Our Man in Finland-Part 2
Posted by Mike McCormick

McCormickUndergraduate guitarist Mike McCormick is spending his final year as an exchange student at the Sibelius Academy in Helsinki. This is his second blog post on his experiences there.
Hey gang,

Sorry for not writing in such a long time…here’s a bit of an update on things here:

I’ve tried to take advantage of the short distances between countries in Europe in the past month: I spent a weekend in Tallinn, Estonia and another day in Stockholm, Sweden. It’s really amazing for me how much of a cultural difference can be found only a few hours away – Tallinn is a two hour ferry ride across the Gulf of Finland, and it becomes quickly apparent that Estonia is distinctly different from Finland. Both Tallinn and Stockholm are really beautiful, and I’d definitely like to spend more time in Stockholm – I’ve heard great things about the jazz scene in the city, and I only had eight hours to explore. Instead of coming home to Canada for the holidays, I’m very excited to be spending 10 days in Berlin (including Christmas & NYE), a week in Belgium with my sister (who happens to be travelling in Europe for a few months), and then five days in Amsterdam before I head back to Helsinki.

Recently, many conversations have been held between myself and the other exchange students in the jazz department (from Denmark, Switzerland, and Germany) over our surprise at how conservative the program is. Both students and faculty are primarily concerned with playing bebop/hardbop/whateverbop and little else. Those of you who are familiar with my tendency to share recordings in the jazz lounge at 90W probably won’t be surprised to hear that I’ve emptied rooms on more than one occasion by playing Messiaen, Monder, or anything else that was produced after 1965.

I’ve come to realize how fortunate the program at U of T is in that it provides the guidance necessary to learn the “jazz” tradition while at the same time encouraging the development of a personal voice. Looking at the recital requirements, for example: U of T asks that Master’s recitals are at least %50 original material, while a student at SibA can get a master’s degree playing nothing but standards for their entire degree, and it seems that many of them are content in doing so.

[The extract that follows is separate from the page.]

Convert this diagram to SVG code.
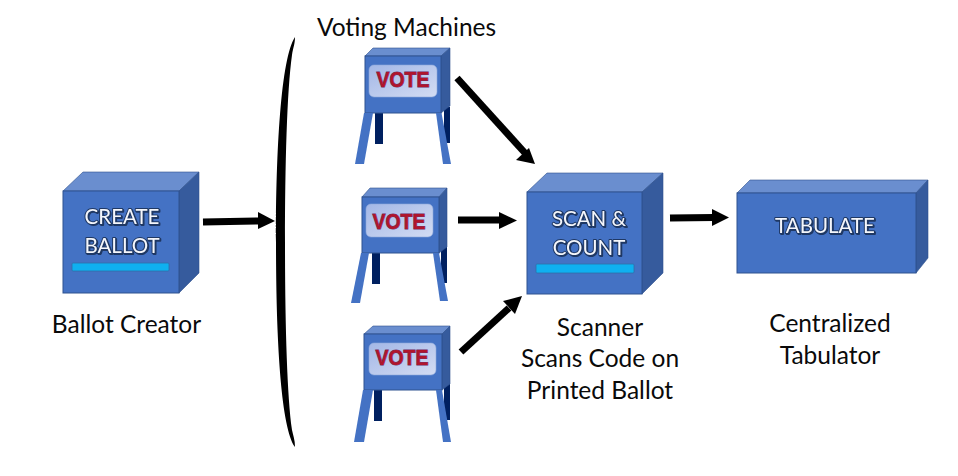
<svg xmlns="http://www.w3.org/2000/svg" width="958" height="476" viewBox="0 0 958 476">
<style>
.front{fill:#4472c4;stroke:#2f528f;stroke-width:1}
.top{fill:#6a8ecf;stroke:#2f528f;stroke-width:.6}
.side{fill:#365b9d;stroke:#2f528f;stroke-width:.6}
.bar{fill:#0fb0f0;stroke:#2f6fa8;stroke-width:.8}
.panel{fill:url(#pg);stroke:#8faadc;stroke-width:.6}
.leg{fill:#4472c4}
.back{fill:#002060}
.lbl{font-family:"Lato","Open Sans",sans-serif;font-size:24.5px;fill:#0a0a0a;text-anchor:middle}
.box{font-family:"Lato","Open Sans",sans-serif;font-size:20.5px;fill:#f4f6fb;stroke:#1f3864;stroke-width:2px;paint-order:stroke;stroke-linejoin:round;text-anchor:middle;filter:drop-shadow(1px 1px 0 #1f3864)}
.vote{font-family:"Liberation Sans",sans-serif;font-weight:bold;font-size:21.500px;fill:#b0152c;stroke:#6f2f68;stroke-width:1px;paint-order:stroke;text-anchor:middle}
.shaft{fill:none;stroke:#000;stroke-width:7}
.head{fill:#000}
</style>
<defs>
<linearGradient id="pg" x1="0" y1="0" x2="1" y2="1"><stop offset="0" stop-color="#a3b7e6"/><stop offset="1" stop-color="#d3dcf3"/></linearGradient>
</defs>

<g id="connectors">
<path d="M295,37C281,58 276,150 276,242C276,340 281,427 295,447C295,440 293,435 292,430C287,395 285,320 285,242C285,165 287,90 292,55C293,48 295,44 295,37Z" fill="#000"/>
<path class="shaft" d="M203,222L260,221"/><path class="head" d="M258,212L275,221L258,229Z"/>
<path class="shaft" d="M457,78L525,153"/><path class="head" d="M516,160L529,148L535,164Z"/>
<path class="shaft" d="M458,220L501,220"/><path class="head" d="M499,212L517,220.500L499,229Z"/>
<path class="shaft" d="M461,352L509,308"/><path class="head" d="M503,301L515,314L522,296Z"/>
<path class="shaft" d="M670,218L714,217.500"/><path class="head" d="M712,209L729,217.500L712,226Z"/>
</g>

<g id="create-ballot">
<path class="top" d="M63,191L83,172H199L179,191Z"/>
<path class="side" d="M179,191L199,172V273L179,293Z"/>
<rect class="front" x="63" y="191" width="116" height="102"/>
<rect class="bar" x="72" y="263" width="97" height="8" rx="1"/>
<text class="box" x="122" y="224">CREATE</text>
<text class="box" x="122" y="253">BALLOT</text>
</g>
<text class="lbl" x="126.500" y="333">Ballot Creator</text>

<text class="lbl" x="406.500" y="36">Voting Machines</text>

<g id="vote-1">
<path class="back" d="M375,113H383V144H375Z"/><path class="back" d="M444,107H450V143H444Z"/>
<path class="top" d="M365,56L373,48H450L441,56Z"/>
<path class="side" d="M441,56L450,48V106L441,113Z"/>
<rect class="front" x="365" y="56" width="76" height="57"/>
<path class="leg" d="M364,113H373L364,164H355Z"/><path class="leg" d="M436,113H441.500L451,164H443Z"/>
<rect class="panel" x="369" y="65" width="68" height="32" rx="5"/>
<text class="vote" x="403" y="87" textLength="53" lengthAdjust="spacingAndGlyphs">VOTE</text>
</g>

<g id="vote-2">
<path class="back" d="M372,253H380V284H372Z"/><path class="back" d="M441,247H447V283H441Z"/>
<path class="top" d="M362,197L370,188H447L439,197Z"/>
<path class="side" d="M439,197L447,188V247L439,253Z"/>
<rect class="front" x="362" y="197" width="77" height="56"/>
<path class="leg" d="M361,253H369L360,303H351Z"/><path class="leg" d="M433,253H439L448,301H440Z"/>
<rect class="panel" x="366" y="204" width="67" height="33" rx="5"/>
<text class="vote" x="399" y="229" textLength="53" lengthAdjust="spacingAndGlyphs">VOTE</text>
</g>

<g id="vote-3">
<path class="back" d="M374,390H382V421H374Z"/><path class="back" d="M444,384H450V420H444Z"/>
<path class="top" d="M364,334L373,326H450L442,334Z"/>
<path class="side" d="M442,334L450,326V384L442,390Z"/>
<rect class="front" x="364" y="334" width="78" height="56"/>
<path class="leg" d="M363,390H373L364,442H354Z"/><path class="leg" d="M436,390H442L451,442H443Z"/>
<rect class="panel" x="369" y="343" width="67" height="32" rx="5"/>
<text class="vote" x="402" y="365" textLength="53" lengthAdjust="spacingAndGlyphs">VOTE</text>
</g>

<g id="scan-count">
<path class="top" d="M527,192L547,173H663L642,192Z"/>
<path class="side" d="M642,192L663,173V273L642,294Z"/>
<rect class="front" x="527" y="192" width="115" height="102"/>
<rect class="bar" x="536" y="264" width="98" height="9" rx="1"/>
<text class="box" x="589" y="226">SCAN &amp;</text>
<text class="box" x="589" y="255">COUNT</text>
</g>
<text class="lbl" x="600" y="336">Scanner</text>
<text class="lbl" x="600" y="367">Scans Code on</text>
<text class="lbl" x="600" y="399">Printed Ballot</text>

<g id="tabulate">
<path class="top" d="M737,193L750,180H928L916,193Z"/>
<path class="side" d="M916,193L928,180V258L916,273Z"/>
<rect class="front" x="737" y="193" width="179" height="80"/>
<text class="box" x="825" y="233">TABULATE</text>
</g>
<text class="lbl" x="830" y="332">Centralized</text>
<text class="lbl" x="830" y="364">Tabulator</text>
</svg>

I realize I’m making pretty big generalizations, though all of the other exchange students seem to agree with my sentiments. Many of them have been on other exchanges within Europe, and it seems that very few schools in the Nordic countries focus so heavily on the tradition the way this school does. I also realize I might be painting a negative picture of the program; for students looking to be immersed in the ’50s jazz tradition, this is an ideal place to study, and I’ve learned much more about bebop in the last few months than I ever expected to. Personally, I’m much more interested in learning from the various jazz traditions in order to create music that speaks to a contemporary audience, and I’m having to do a bit of legwork to find others with similar perspectives.

Outside of the jazz department, however, things seem very explorative and forward-thinking. Last month, I saw the premiere of a student opera by Finnish composer Kalevi Aho that was commissioned by the Sibelius Academy, and it was super modern! The opera was based on the life of Frida Kalho and Diego Rivera, and the music attempted to compliment their surrealist art (including a prominent theremin part in the score). Also, last week SibA was host to a Music Technology festival, and some of the concerts were unlike anything I’d ever seen before – an entire concert was dedicated to new music composed for Disklavier (a grand player-piano), for example.

I noticed that the registrar’s office has recently opened the applications for next year’s exchange. I would encourage you to consider applying, and feel free to send me any questions you have about the application process or life here or whatever. U of T’s Ryan McClelland (Associate Professor of Music Theory, Associate Dean of Academic & Student Affairs) was actually in Helsinki for a few days in November, so he’s had a chance to see the school and he and I chatted about my impressions of the program. I’m sure he’d also be happy to answer any questions you have.

Happy holidays! Perhaps I’ll be in touch again in the beginning of the new year.

Hope all is well in TO as the semester winds down. It’s barely dropped below 0C here – I’m feeling very snow-deprived!